Роман и был написан Гюго с этой целью: показать в качестве главного героя готический собор Парижа, который в то время собирались снести или модернизировать. После выхода романа во Франции, а затем во всей Европе началось движение за сохранение и реставрацию готических памятников.

Из биографии Виктора Гюго

Викто́р Мари́ Гюго́ (1802-1885) – французский поэт, прозаик, драматург, автор исторических романов. Родился в семье генерала наполеоновской армии, который много лет был губернатором сначала в Италии, потом в Мадриде. Детство Гюго прошло в странствованиях по завоеванным странам, по следам отца; дольше всего он жил в Мадриде, где учился в дворянском институте и был зачислен в пажи короля Иосифа. Частые переезды по Италии и Испании среди покоренного, но не смирившегося духом населения наложили глубокий отпечаток на воображение будущего писателя. С 11 лет живёт с матерью и двумя братьями в Париже.
Творческую литературную деятельность начал в 14 лет с написания трагедий. С 1830 по 1843 г. Виктор Гюго работает почти только для театра, но публикует в это время несколько сборников поэтических произведений. В 1822 г. вышел первый стихотворный сборник Гюго «Odes et Ballades», сразу давший ему знаменитость и королевскую пенсию.
Первым полноценным романом Гюго стал «Собор Парижской Богоматери», опубликованный в 1831 г. и переведённый на многие европейские языки. Он привлёк внимание к запустелому Собору Парижской Богоматери, который стал привлекать тысячи туристов.
В 1841 г. Гюго избрали членом французской академии, а в 1845 г. получил звание пэра. Активно занимался общественной деятельностью. Избранный в 1849 г. в законодательное собрание, Гюго сделался крайним республиканцем, стоял за всеобщую подачу голосов и против пересмотра конституции. Он сражался на баррикадах и с трудом спасся бегством в Бельгию, откуда его вскоре изгнали; тогда он поселился на Нормандских островах Англии (сначала на Джерси, потом на Гернси). Гюго пробыл в изгнании до 1870 г., не желая пользоваться императорской амнистией и ведя беспощадную войну с узурпатором.
Умер В. Гюго в возрасте 83 лет.

Роман «Собор Парижской Богоматери»

Лучшим его романом является «Собор Парижской Богоматери».
Начало работы над романом – 1828 г. Почему Гюго решил обратиться к такому далёкому прошлому (XV в.)?
Во-первых, его время уже отмечено широким распространением исторической тематики.
Во-вторых, Средневековье тогда рассматривалось в романтическом ракурсе.
В- третьих, он был небезразличен к судьбе историко-архивных памятников и боролся за их охрану. Гюго задумал своё произведение в момент расцвета исторического романа во французской литературе.
Гюго часто посещал собор во время прогулок по старому Парижу со своими друзьями: писателем Нодье, скульптором Давидом Д*анже, художником Делакруа. Познакомился с первым викарием собора аббатом Эгже, и тот помог ему понять архитектурную символику здания. Фигура аббата Эгже послужила писателю прототипом Клода Фролло. Впрочем, все персонажи романа не являются вымышленными.
Подготовительная работа над романом была тщательной и скрупулезной. Роман был опубликован в 1831 г.

Анализ романа

XV в. в истории Франции – это эпоха перехода от средних веков к Возрождению.
В романе указано только одно историческое событие (приезд послов для заключения брака дофина (титул владетелей графства) и Маргариты Фландской в январе 1482 г., а исторические персонажи (король Людовик XIII, кардинал Бурбонский) оттеснены на второй план многочисленными персонажами и главным персонажем – Собором Парижской Богоматери.

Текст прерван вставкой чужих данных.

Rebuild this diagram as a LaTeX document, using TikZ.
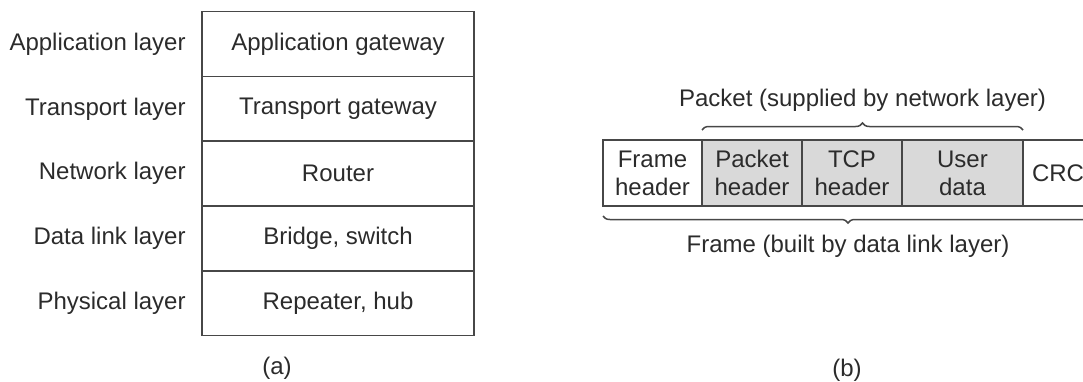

Собор Парижской Богоматери
Строительство собора по планам, составленным епископом Морисом де Сюлли, было начато в 1163 г., когда королем Людовиком VII и специально приехавшим в Париж на церемонию папой Александром III был заложен первый камень фундамента. Главный алтарь собора был освящен в мае 1182 г., к 1196 г. храм был почти закончен, работы продолжались только на главном фасаде. Во второй четверти XIII в. были возведены башни. Но полностью строительство было завершено только в 1345 г., за это время первоначальные планы постройки несколько раз изменялись. «Позже эту стену (я даже точно не припомню, какую именно) не то выскоблили, не то закрасили, и надпись исчезла. Именно так в течение вот уже двухсот лет поступают с чудесными церквами средневековья. Их увечат как угодно – и изнутри и снаружи. Священник их перекрашивает, архитектор скоблит; потом приходит народ и разрушает их (В. Гюго).
Главные герои романа – Эсмеральда, Квазимодо, Клод Фролло. Судьбы всех главных героев неразрывно связаны с Собором.

Образ Клода Фролло

Жан Альфред Джирард Сегин. Иллюстрация к роману (Клод Фролло)

Клод Фролло – священнослужитель, аскет и ученый алхимик. Он был личностью незаурядной, с младенческих лет был предназначен родителями для духовного звания. Его научили читать по-латыни и воспитали в нем привычку опускать глаза долу и говорить тихим голосом. Он был грустным, степенным, серьезным ребенком, который прилежно учился и быстро усваивал знания. Изучал латынь, греческий и древнееврейский языки, был одержим настоящей горячкой приобретать и копить научные богатства.
Двадцати лет он, с особого разрешения папской курии, был назначен священнослужителем собора Парижской Богоматери. «... Известность отца Клода простиралась далеко за пределы собора.
Но он не пользовался любовью ни у людей почтенных, ни у мелкого народа, жившего вблизи собора. Зато Квазимодо любил архидьякона так сильно, как ни собака, ни слон, ни конь, никогда не любили своего господина. Признательность Квазимодо была глубока, пламенна, безгранична.
Эсмеральда боялась священника. «Сколько месяцев он травит меня, грозит мне, пугает меня! О Боже! Как счастлива я была без него. Это он вверг меня в эту пропасть...».
Клод Фролло – двойственная личность: с одной стороны, он добрый, любящий человек, сострадателен к людям, он вырастил и поставил на ноги своего младшего брата, спас маленького Квазимодо от смерти, взяв его на воспитание. С другой стороны, в нем присутствует темная, злая сила, жестокость. Из-за него повесили Эсмеральду. «Вдруг в самое страшное мгновение сатанинский смех, смех, в котором не было ничего человеческого, исказил мертвенно-бледное лицо священника».
Клод Фролло любил собор. «Любил в соборе его внутреннее значение, скрытый в нем смысл, любил его символику, таящуюся за скульптурными украшениями фасада». Собор был местом, где Клод работал, занимался алхимией и просто жил.
Именно у собора, в яслях для подкидышей, он нашел Квазимодо и унес подкидыша к себе.
«С его галерей архидьякон наблюдал за Эсмеральдой, танцующей на площади» и именно здесь «молил Эсмеральду сжалиться над ним и одарить любовью».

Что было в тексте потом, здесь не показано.